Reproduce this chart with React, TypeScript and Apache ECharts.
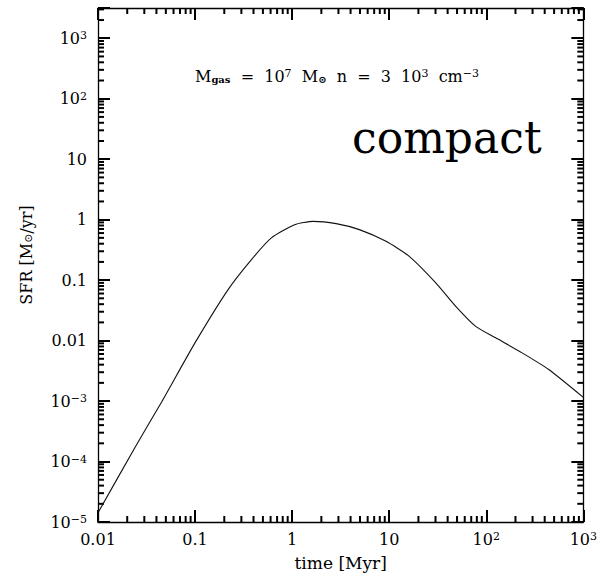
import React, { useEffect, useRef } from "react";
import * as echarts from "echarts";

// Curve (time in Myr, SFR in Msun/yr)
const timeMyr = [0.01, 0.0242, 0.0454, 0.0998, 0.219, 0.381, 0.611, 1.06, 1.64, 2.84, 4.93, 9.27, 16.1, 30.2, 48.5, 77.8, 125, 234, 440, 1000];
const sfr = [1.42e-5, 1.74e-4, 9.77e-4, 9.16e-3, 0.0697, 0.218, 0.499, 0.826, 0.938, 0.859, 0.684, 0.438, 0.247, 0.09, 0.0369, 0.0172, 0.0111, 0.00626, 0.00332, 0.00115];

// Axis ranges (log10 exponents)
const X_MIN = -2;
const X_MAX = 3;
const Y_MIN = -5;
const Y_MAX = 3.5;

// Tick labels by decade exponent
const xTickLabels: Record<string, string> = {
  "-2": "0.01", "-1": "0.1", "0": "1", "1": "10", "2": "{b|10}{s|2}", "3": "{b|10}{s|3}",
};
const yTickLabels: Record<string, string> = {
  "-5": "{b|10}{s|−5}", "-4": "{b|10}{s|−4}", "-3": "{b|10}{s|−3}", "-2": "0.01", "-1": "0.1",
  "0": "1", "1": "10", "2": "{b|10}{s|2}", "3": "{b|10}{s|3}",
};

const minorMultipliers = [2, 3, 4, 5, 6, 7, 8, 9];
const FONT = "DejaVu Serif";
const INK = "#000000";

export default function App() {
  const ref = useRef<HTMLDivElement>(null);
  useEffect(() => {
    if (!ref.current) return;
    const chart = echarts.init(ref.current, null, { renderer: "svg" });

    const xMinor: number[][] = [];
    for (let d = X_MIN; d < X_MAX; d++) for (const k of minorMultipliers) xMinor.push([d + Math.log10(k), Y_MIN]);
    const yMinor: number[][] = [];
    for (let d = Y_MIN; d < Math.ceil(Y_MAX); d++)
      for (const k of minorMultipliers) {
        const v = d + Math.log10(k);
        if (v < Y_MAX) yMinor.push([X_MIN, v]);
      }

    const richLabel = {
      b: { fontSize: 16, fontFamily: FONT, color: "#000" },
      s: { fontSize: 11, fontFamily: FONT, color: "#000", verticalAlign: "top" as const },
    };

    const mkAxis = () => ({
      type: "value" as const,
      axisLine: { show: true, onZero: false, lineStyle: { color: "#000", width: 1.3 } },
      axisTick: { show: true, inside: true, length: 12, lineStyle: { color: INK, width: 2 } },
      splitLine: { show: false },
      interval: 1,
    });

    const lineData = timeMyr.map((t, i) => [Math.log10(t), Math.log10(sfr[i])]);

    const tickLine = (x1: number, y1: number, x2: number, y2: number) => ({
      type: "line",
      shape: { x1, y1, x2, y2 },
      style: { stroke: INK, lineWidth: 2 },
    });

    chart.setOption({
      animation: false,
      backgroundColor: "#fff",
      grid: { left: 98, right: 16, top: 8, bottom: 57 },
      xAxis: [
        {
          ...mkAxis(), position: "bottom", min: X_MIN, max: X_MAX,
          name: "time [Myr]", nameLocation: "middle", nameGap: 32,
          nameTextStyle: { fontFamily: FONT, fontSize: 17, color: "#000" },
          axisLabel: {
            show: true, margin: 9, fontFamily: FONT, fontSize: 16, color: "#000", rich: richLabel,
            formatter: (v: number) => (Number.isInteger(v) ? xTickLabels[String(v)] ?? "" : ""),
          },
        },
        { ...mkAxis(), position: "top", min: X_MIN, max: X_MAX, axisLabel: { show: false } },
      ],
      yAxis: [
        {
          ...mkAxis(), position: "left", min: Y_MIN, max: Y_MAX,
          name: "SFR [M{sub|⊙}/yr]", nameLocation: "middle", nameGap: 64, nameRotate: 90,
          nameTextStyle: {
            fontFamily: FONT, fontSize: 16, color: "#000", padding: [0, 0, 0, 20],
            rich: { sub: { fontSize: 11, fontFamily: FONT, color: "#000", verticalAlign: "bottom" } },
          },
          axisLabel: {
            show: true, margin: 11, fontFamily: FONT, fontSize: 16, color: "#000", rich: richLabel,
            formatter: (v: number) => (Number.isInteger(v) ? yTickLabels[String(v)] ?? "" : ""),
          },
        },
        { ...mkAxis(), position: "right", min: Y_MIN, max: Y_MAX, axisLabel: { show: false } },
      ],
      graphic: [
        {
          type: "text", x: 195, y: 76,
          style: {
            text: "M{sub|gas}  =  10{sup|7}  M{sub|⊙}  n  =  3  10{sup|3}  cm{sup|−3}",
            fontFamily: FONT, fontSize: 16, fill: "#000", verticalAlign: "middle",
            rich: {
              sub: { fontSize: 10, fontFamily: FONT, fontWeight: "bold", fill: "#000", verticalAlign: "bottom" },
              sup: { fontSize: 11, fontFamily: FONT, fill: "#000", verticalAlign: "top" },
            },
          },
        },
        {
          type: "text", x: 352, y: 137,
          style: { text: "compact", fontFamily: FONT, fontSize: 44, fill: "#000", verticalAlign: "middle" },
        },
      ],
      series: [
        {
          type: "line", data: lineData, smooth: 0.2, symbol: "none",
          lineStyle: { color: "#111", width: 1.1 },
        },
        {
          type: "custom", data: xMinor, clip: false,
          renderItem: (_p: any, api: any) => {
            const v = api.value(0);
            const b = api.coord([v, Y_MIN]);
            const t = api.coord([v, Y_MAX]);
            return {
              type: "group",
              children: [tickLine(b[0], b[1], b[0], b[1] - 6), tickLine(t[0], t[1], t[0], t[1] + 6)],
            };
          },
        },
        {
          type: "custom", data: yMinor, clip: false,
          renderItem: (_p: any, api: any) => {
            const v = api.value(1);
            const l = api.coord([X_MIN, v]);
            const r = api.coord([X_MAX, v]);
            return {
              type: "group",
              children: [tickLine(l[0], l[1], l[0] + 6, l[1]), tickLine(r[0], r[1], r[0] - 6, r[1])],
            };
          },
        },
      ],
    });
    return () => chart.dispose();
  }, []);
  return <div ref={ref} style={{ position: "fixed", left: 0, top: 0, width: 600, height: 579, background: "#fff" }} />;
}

☆ ☆ ☆ ☆ ☆ ☆ ☆

• PROBLEM DETAILS:
Copy out all the data exactly; skip the pictures.

• RESPONSE TO THE EXERCISE:
Reproduce this chart with React, TypeScript and Apache ECharts.
import React, { useEffect, useRef } from "react";
import * as echarts from "echarts";

// Curve (time in Myr, SFR in Msun/yr)
const timeMyr = [0.01, 0.0242, 0.0454, 0.0998, 0.219, 0.381, 0.611, 1.06, 1.64, 2.84, 4.93, 9.27, 16.1, 30.2, 48.5, 77.8, 125, 234, 440, 1000];
const sfr = [1.42e-5, 1.74e-4, 9.77e-4, 9.16e-3, 0.0697, 0.218, 0.499, 0.826, 0.938, 0.859, 0.684, 0.438, 0.247, 0.09, 0.0369, 0.0172, 0.0111, 0.00626, 0.00332, 0.00115];

// Axis ranges (log10 exponents)
const X_MIN = -2;
const X_MAX = 3;
const Y_MIN = -5;
const Y_MAX = 3.5;

// Tick labels by decade exponent
const xTickLabels: Record<string, string> = {
  "-2": "0.01", "-1": "0.1", "0": "1", "1": "10", "2": "{b|10}{s|2}", "3": "{b|10}{s|3}",
};
const yTickLabels: Record<string, string> = {
  "-5": "{b|10}{s|−5}", "-4": "{b|10}{s|−4}", "-3": "{b|10}{s|−3}", "-2": "0.01", "-1": "0.1",
  "0": "1", "1": "10", "2": "{b|10}{s|2}", "3": "{b|10}{s|3}",
};

const minorMultipliers = [2, 3, 4, 5, 6, 7, 8, 9];
const FONT = "DejaVu Serif";
const INK = "#000000";

export default function App() {
  const ref = useRef<HTMLDivElement>(null);
  useEffect(() => {
    if (!ref.current) return;
    const chart = echarts.init(ref.current, null, { renderer: "svg" });

    const xMinor: number[][] = [];
    for (let d = X_MIN; d < X_MAX; d++) for (const k of minorMultipliers) xMinor.push([d + Math.log10(k), Y_MIN]);
    const yMinor: number[][] = [];
    for (let d = Y_MIN; d < Math.ceil(Y_MAX); d++)
      for (const k of minorMultipliers) {
        const v = d + Math.log10(k);
        if (v < Y_MAX) yMinor.push([X_MIN, v]);
      }

    const richLabel = {
      b: { fontSize: 16, fontFamily: FONT, color: "#000" },
      s: { fontSize: 11, fontFamily: FONT, color: "#000", verticalAlign: "top" as const },
    };

    const mkAxis = () => ({
      type: "value" as const,
      axisLine: { show: true, onZero: false, lineStyle: { color: "#000", width: 1.3 } },
      axisTick: { show: true, inside: true, length: 12, lineStyle: { color: INK, width: 2 } },
      splitLine: { show: false },
      interval: 1,
    });

    const lineData = timeMyr.map((t, i) => [Math.log10(t), Math.log10(sfr[i])]);

    const tickLine = (x1: number, y1: number, x2: number, y2: number) => ({
      type: "line",
      shape: { x1, y1, x2, y2 },
      style: { stroke: INK, lineWidth: 2 },
    });

    chart.setOption({
      animation: false,
      backgroundColor: "#fff",
      grid: { left: 98, right: 16, top: 8, bottom: 57 },
      xAxis: [
        {
          ...mkAxis(), position: "bottom", min: X_MIN, max: X_MAX,
          name: "time [Myr]", nameLocation: "middle", nameGap: 32,
          nameTextStyle: { fontFamily: FONT, fontSize: 17, color: "#000" },
          axisLabel: {
            show: true, margin: 9, fontFamily: FONT, fontSize: 16, color: "#000", rich: richLabel,
            formatter: (v: number) => (Number.isInteger(v) ? xTickLabels[String(v)] ?? "" : ""),
          },
        },
        { ...mkAxis(), position: "top", min: X_MIN, max: X_MAX, axisLabel: { show: false } },
      ],
      yAxis: [
        {
          ...mkAxis(), position: "left", min: Y_MIN, max: Y_MAX,
          name: "SFR [M{sub|⊙}/yr]", nameLocation: "middle", nameGap: 64, nameRotate: 90,
          nameTextStyle: {
            fontFamily: FONT, fontSize: 16, color: "#000", padding: [0, 0, 0, 20],
            rich: { sub: { fontSize: 11, fontFamily: FONT, color: "#000", verticalAlign: "bottom" } },
          },
          axisLabel: {
            show: true, margin: 11, fontFamily: FONT, fontSize: 16, color: "#000", rich: richLabel,
            formatter: (v: number) => (Number.isInteger(v) ? yTickLabels[String(v)] ?? "" : ""),
          },
        },
        { ...mkAxis(), position: "right", min: Y_MIN, max: Y_MAX, axisLabel: { show: false } },
      ],
      graphic: [
        {
          type: "text", x: 195, y: 76,
          style: {
            text: "M{sub|gas}  =  10{sup|7}  M{sub|⊙}  n  =  3  10{sup|3}  cm{sup|−3}",
            fontFamily: FONT, fontSize: 16, fill: "#000", verticalAlign: "middle",
            rich: {
              sub: { fontSize: 10, fontFamily: FONT, fontWeight: "bold", fill: "#000", verticalAlign: "bottom" },
              sup: { fontSize: 11, fontFamily: FONT, fill: "#000", verticalAlign: "top" },
            },
          },
        },
        {
          type: "text", x: 352, y: 137,
          style: { text: "compact", fontFamily: FONT, fontSize: 44, fill: "#000", verticalAlign: "middle" },
        },
      ],
      series: [
        {
          type: "line", data: lineData, smooth: 0.2, symbol: "none",
          lineStyle: { color: "#111", width: 1.1 },
        },
        {
          type: "custom", data: xMinor, clip: false,
          renderItem: (_p: any, api: any) => {
            const v = api.value(0);
            const b = api.coord([v, Y_MIN]);
            const t = api.coord([v, Y_MAX]);
            return {
              type: "group",
              children: [tickLine(b[0], b[1], b[0], b[1] - 6), tickLine(t[0], t[1], t[0], t[1] + 6)],
            };
          },
        },
        {
          type: "custom", data: yMinor, clip: false,
          renderItem: (_p: any, api: any) => {
            const v = api.value(1);
            const l = api.coord([X_MIN, v]);
            const r = api.coord([X_MAX, v]);
            return {
              type: "group",
              children: [tickLine(l[0], l[1], l[0] + 6, l[1]), tickLine(r[0], r[1], r[0] - 6, r[1])],
            };
          },
        },
      ],
    });
    return () => chart.dispose();
  }, []);
  return <div ref={ref} style={{ position: "fixed", left: 0, top: 0, width: 600, height: 579, background: "#fff" }} />;
}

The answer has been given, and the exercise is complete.